A giant billboard owned by a Nigerian advertising firm has become the latest casualty in the worsening wave of protests over xenophobic attacks in South Africa.
The billboard, measuring 30 by 90 metres, was installed and operated by Lona Group, an indigenous outdoor advertising firm. It, however, carried, exclusively, MTN commercials. It was installed at the Federal Housing Junction on the Lugbe axis along the expressway leading to Nnamdi Azikiwe International Airport.
At about 10:00 a.m. on Wednesday, a pocket of protesters descended on the facility and turned down the electronic facade that carried the MTN commercials that flicked in the composite.
The frames around which the well-illuminated billboard was wrapped were not destroyed.

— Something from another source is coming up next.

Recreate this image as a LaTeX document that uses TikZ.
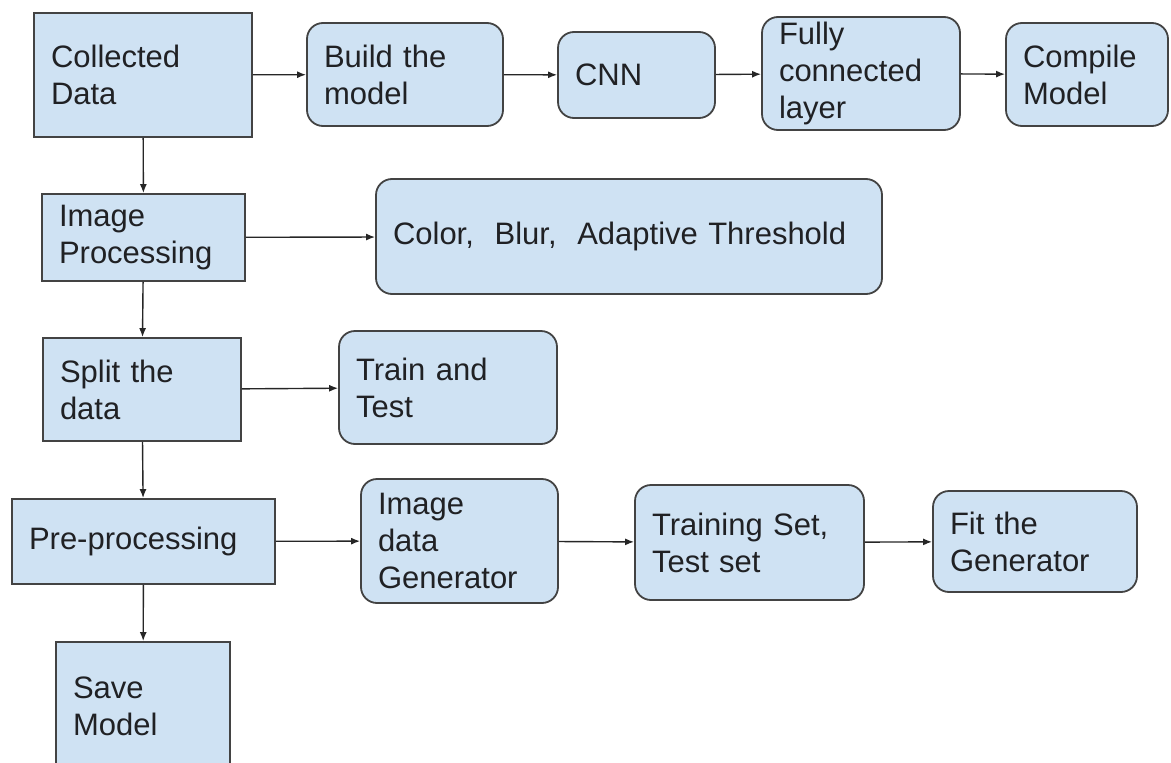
\documentclass[tikz,border=0pt]{standalone}
\usepackage{fontspec}
\setmainfont{Liberation Sans}
\usepackage{tikz}
\usetikzlibrary{arrows.meta}
\tikzstyle{flowChart} = [x = 1pt, y = -1pt]
\definecolor{boxFill}{HTML}{CFE2F3}
\definecolor{boxLine}{HTML}{434343}
\definecolor{boxText}{HTML}{202124}
\tikzstyle{squareBoxStyle} = [draw=boxLine, fill=boxFill, line width=1.8pt, align=left, inner sep=0pt, text=boxText, font=\fontsize{31}{37}\selectfont]
\tikzstyle{roundBoxStyle} = [squareBoxStyle, rounded corners=16pt]
\tikzstyle{flowArrow} = [-{Latex[length=9pt, width=7pt]}, line width=1.4pt, color=black!85]
\newcommand{\inset}{17}
\newcommand{\flowBox}[7]{
  \pgfmathsetmacro{\boxWidth}{#5 - #3}
  \pgfmathsetmacro{\boxHeight}{#6 - #4}
  \pgfmathsetmacro{\boxTextWidth}{#5 - #3 - 2 * \inset}
  \node [#2, minimum width = \boxWidth pt, minimum height = \boxHeight pt, text width = \boxTextWidth pt] (#1) at ({(#3 + #5) / 2}, {(#4 + #6) / 2}) {#7};
}
\newcommand{\squareBox}[6]{\flowBox{#1}{squareBoxStyle}{#2}{#3}{#4}{#5}{#6}}
\newcommand{\roundBox}[6]{\flowBox{#1}{roundBoxStyle}{#2}{#3}{#4}{#5}{#6}}
\newcommand{\flowLink}[2]{\draw [flowArrow] (#1) -- (#2);}

\begin{document}
\begin{tikzpicture}[flowChart]
  \useasboundingbox (0,0) rectangle (1171,763);
  \squareBox{collectedData}{34}{13}{252}{137}{Collected\\Data}
  \roundBox{buildModel}{307}{23}{503}{126}{Build the\\model}
  \roundBox{cnn}{558}{32}{715}{118}{CNN}
  \roundBox{fullyConnected}{762}{17}{960}{130}{Fully\\connected\\layer}
  \roundBox{compileModel}{1006}{23}{1168}{126}{Compile\\Model}

  \squareBox{imageProcessing}{42}{194}{245}{281}{Image\\Processing}
  \roundBox{colorBlur}{376}{179}{882}{294}{Color,\ \ Blur,\ \ Adaptive Threshold}

  \squareBox{splitData}{43}{338}{241}{441}{Split the\\data}
  \roundBox{trainTest}{339}{331}{557}{444}{Train and\\Test}

  \squareBox{preProcessing}{12}{499}{275}{584}{Pre-processing}
  \roundBox{dataGenerator}{361}{479}{558}{603}{Image\\data\\Generator}
  \roundBox{trainingSet}{635}{485}{864}{600}{Training Set,\\Test set}
  \roundBox{fitGenerator}{933}{491}{1137}{592}{Fit the\\Generator}

  \squareBox{saveModel}{56}{642}{230}{770}{Save\\Model}

  \flowLink{collectedData}{buildModel}
  \flowLink{buildModel}{cnn}
  \flowLink{cnn}{fullyConnected}
  \flowLink{fullyConnected}{compileModel}
  \flowLink{collectedData}{imageProcessing}
  \flowLink{imageProcessing}{colorBlur}
  \flowLink{imageProcessing}{splitData}
  \flowLink{splitData}{trainTest}
  \flowLink{splitData}{preProcessing}
  \flowLink{preProcessing}{dataGenerator}
  \flowLink{dataGenerator}{trainingSet}
  \flowLink{trainingSet}{fitGenerator}
  \flowLink{preProcessing}{saveModel}
\end{tikzpicture}
\end{document}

A witness told PREMIUM TIMES it was because the facade was pulled down first and the iron frames would not catch fire.
There were also claims that the owners intervened promptly to prevent absolute destruction of the edifice, which opened in July 2016 with discounted wireless internet services for people using the well-manicured lawn underneath.
Kingsley Ilonah, founder and chief executive of Lona Group, said he was devastated by the destruction of his business by his fellow Nigerians.
He said a mob of about 2,000 turned down the billboard, despite appeals from his staff members on the ground that it was a Nigerian-owned investment that should not fall casualty of any disaffection with South Africa.
Mr Ilonah also said he has been a private player in the Nigerian economy for many years, providing jobs for his fellow citizens.
But the destruction of the billboard "has caused a major setback for our business," Mr Ilonah said, adding that it was entirely unwarranted and unjustifiable.
The protests began amongst Nigerians on social media on Monday, after several Nigerian-owned properties and businesses were touched in anti-foreigners rage in South Africa. But as of Tuesday afternoon, the peaceful complaints amongst Nigerians turned into sporadic violence and looting of South African-affiliated businesses across Nigeria.
PREMIUM TIMES confirmed attacks on the outlets of South African retailer Shoprite and telecoms giant MTN in Lagos, Ibadan and Uyo.
An outlet of the clothing chain, PEP, was also attacked in Lagos and its contents looted by opportunists who were out to exploit what many largely saw as a diplomatic fallout between two allies.
The violence spread to Abuja on Wednesday morning. Shortly after the Lona Group's billboard was pulled down in Lugbe, violent elements amongst the protesters besieged the Novare Mall nearby, attempting to breach its security and cause chaos.
The police, however, promptly intervened, with a detachment of anti-riot personnel. The demonstrators then looked for disused car tyres nearby and set them on fire on the expressway.
The bonfire and the panic that ensued sparked chaos on the road. Traffic inwards the airport from downtown Abuja were diverted by the police, prompting effusive abuses on the protesters from motorists.
"We are all angered by what is going on in South Africa to our brothers and sisters over there," a motorist, Agnes Jitoboh, told PREMIUM TIMES. "But we should not bring hardship on ourselves because we are protesting violence and injustice elsewhere."
At least 600 officers, comprising several units and specialisations, were deployed to the Lugbe axis to respond to the crisis. They were led by an assistant police commissioner from the F.C.T. Police Command's department of operations.
PREMIUM TIMES learnt from interviews with officers at the scene that there were no arrests as of 1:00 p.m. because they were deployed to keep peace and not necessarily to engage irate protesters.
Still, the Novare Mall would remain closed throughout Wednesday and possibly longer until all threats have been cleared, police said.
President Muhammadu Buhari and senior diplomatic officials have condemned the attacks on Nigerians in South Africa and said solutions were being explored to forestall further attacks and extract compensation for losses inflicted on Nigerian citizens by South Africans.
The government also warned against attacks on South African businesses in Nigeria, saying such acts were misguided and counterproductive.
President Cyril Ramaphosa has also expressed grief over the attacks and called on all affected nationals to exercise restraints. He also promised a thorough prosecution of those accused of fomenting the violence to prevent further damages to diplomatic ties.
Since its first Nigerian outlet was opened in December 2005 in Lagos, Shoprite has grown rapidly in locations and retail market share. It now has at least 25 stores across eight of the country's 36 states, its website said.
The blurred lines between Shoprite outlets and several malls that house them across the country appeared to have contributed to the misunderstanding. Many Nigerians population use Shoprite interchangeably with a mall.
Most of the shops being looted and destroyed, including two in Lagos, were owned and operated by Nigerians. Shoprite and other South African businesses, including MTN, have Nigerian investors and majority Nigerian employees. MTN has also announced a closure of all its outlets across Nigeria indefinitely.